I just finished up an interview with the folks at Dead Robots Society for an upcoming episode of their podcast. It was a great discussion, and it really got me thinking.
There are a lot of aspiring writers who focus on the wrong angles in their efforts to go pro. When I was coming up, I was easily distracted by the need to network and market myself. I joined webrings, I had a blog, I went to cons and put a lot of effort into schmoozing.
You know what I didn’t put enough effort into? Writing.
I’ve said it before and I’ll say it again. In this business, craft is king. You can be a great person, you can be gorgeous. You can be bestest buddies with every industry pro in the business. You can have an inspiring personal story. If you don’t write a manuscript that a publisher thinks is going to blow the doors off, guess what kind of a book deal you’re going to get?
If you guessed “the kind where you don’t get one,” you’re right.
The latest distraction is social media. I’ve actually heard panelists at cons say that publishers look to see what kind of a social media presence writers have before buying their manuscripts. I *highly* doubt that this is true (I know it wasn’t for my deal), but even if it is, it’s wrong headed.
Example: I have 673 Facebook friends and 251 Twitter followers. Now, let’s be generous and say that I had twice as many, for 1,848 people. Now, let’s say that by some miracle, every single one of those people went out and bought a copy of my book. And then let’s say that by an even greater miracle, they each told a friend and that friend also bought a copy. I’d have sold *less* than 4,000 copies. It’s a nice number to be sure, but is it a living? Is it enough to convince my publisher to go on buying manuscripts from me in the future?
I’ll give you 3 guesses.
“But what about writers who have over a million followers, like Neil Gaiman?” Some of you may ask. I’d answer that with a question of my own: “How do you think he *got* all those followers?”
By writing amazing books. Fame can become a self-licking ice cream cone as popularity feeds on itself, but at its root, attention is a reward for quality.

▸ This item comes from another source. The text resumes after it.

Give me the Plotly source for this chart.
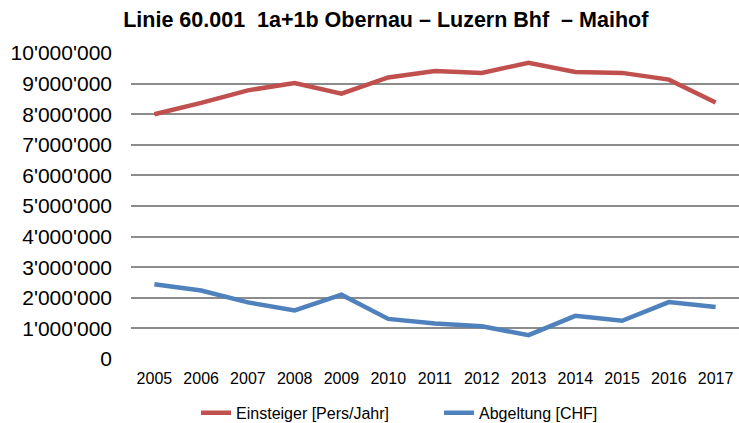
import plotly.graph_objects as go

years = ["2005", "2006", "2007", "2008", "2009", "2010", "2011", "2012", "2013", "2014", "2015", "2016", "2017"]
einsteiger = [8000000, 8370000, 8780000, 9020000, 8670000, 9200000, 9410000, 9350000, 9680000, 9380000, 9350000, 9130000, 8380000]
abgeltung = [2440000, 2240000, 1850000, 1590000, 2100000, 1310000, 1160000, 1070000, 780000, 1410000, 1250000, 1860000, 1700000]
ytick_vals = [0, 1000000, 2000000, 3000000, 4000000, 5000000, 6000000, 7000000, 8000000, 9000000, 10000000]
ytick_text = ["0", "1'000'000", "2'000'000", "3'000'000", "4'000'000", "5'000'000",
              "6'000'000", "7'000'000", "8'000'000", "9'000'000", "10'000'000"]

FONT = "Liberation Sans, Arial, sans-serif"

fig = go.Figure()
fig.add_trace(go.Scatter(x=years, y=einsteiger, mode="lines", name="Einsteiger [Pers/Jahr]",
                         line=dict(color="#C0504D", width=4.5), legend="legend"))
fig.add_trace(go.Scatter(x=years, y=abgeltung, mode="lines", name="Abgeltung [CHF]",
                         line=dict(color="#4F81BD", width=4.5), legend="legend2"))

leg_common = dict(orientation="h", xanchor="left", yref="container", y=0.024, yanchor="middle",
                  font=dict(size=16, family=FONT, color="#000000"), bgcolor="rgba(0,0,0,0)")

fig.update_layout(
    width=739, height=423,
    margin=dict(l=131, r=0, t=53, b=64, autoexpand=False),
    paper_bgcolor="white", plot_bgcolor="white",
    font=dict(family=FONT, color="#000000"),
    title=dict(text="<b>Linie 60.001  1a+1b Obernau – Luzern Bhf  – Maihof</b>",
               x=0.522, xanchor="center", xref="container",
               y=0.953, yanchor="middle", yref="container",
               font=dict(size=21.5, family=FONT, color="#000000")),
    showlegend=True,
    legend=dict(x=0.107, **leg_common),
    legend2=dict(x=0.5066, **leg_common),
)
fig.update_xaxes(type="category", range=[-0.5, 12.5], showgrid=False, showline=False,
                 ticks="", automargin=False, ticklabelstandoff=8,
                 tickfont=dict(size=16, family=FONT, color="#000000"))
fig.update_yaxes(range=[0, 10000000], tickvals=ytick_vals, ticktext=ytick_text,
                 showgrid=True, gridcolor="#8c8c8c", gridwidth=1.5, zeroline=False,
                 showline=False, ticks="", ticklabelstandoff=18, automargin=False,
                 tickfont=dict(size=21, family=FONT, color="#000000"))

fig.write_html("out.html", config={"displayModeBar": False},
               post_script="document.body.style.margin='0';")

Social media has a role, of course. So do interviews, book signings, con appearances and everything else you do to promote your work.
But in the end, only *one* thing is going to make you a success. You have to write a DYNAMITE story. You have to have compelling characters. You have to have a gripping plot. Your prose has to be evocative. Your concept has to be original.
There’s no end run around it. If writing is something you want to do for a living, then you have to be *good*.
And you get good by working. So get to it.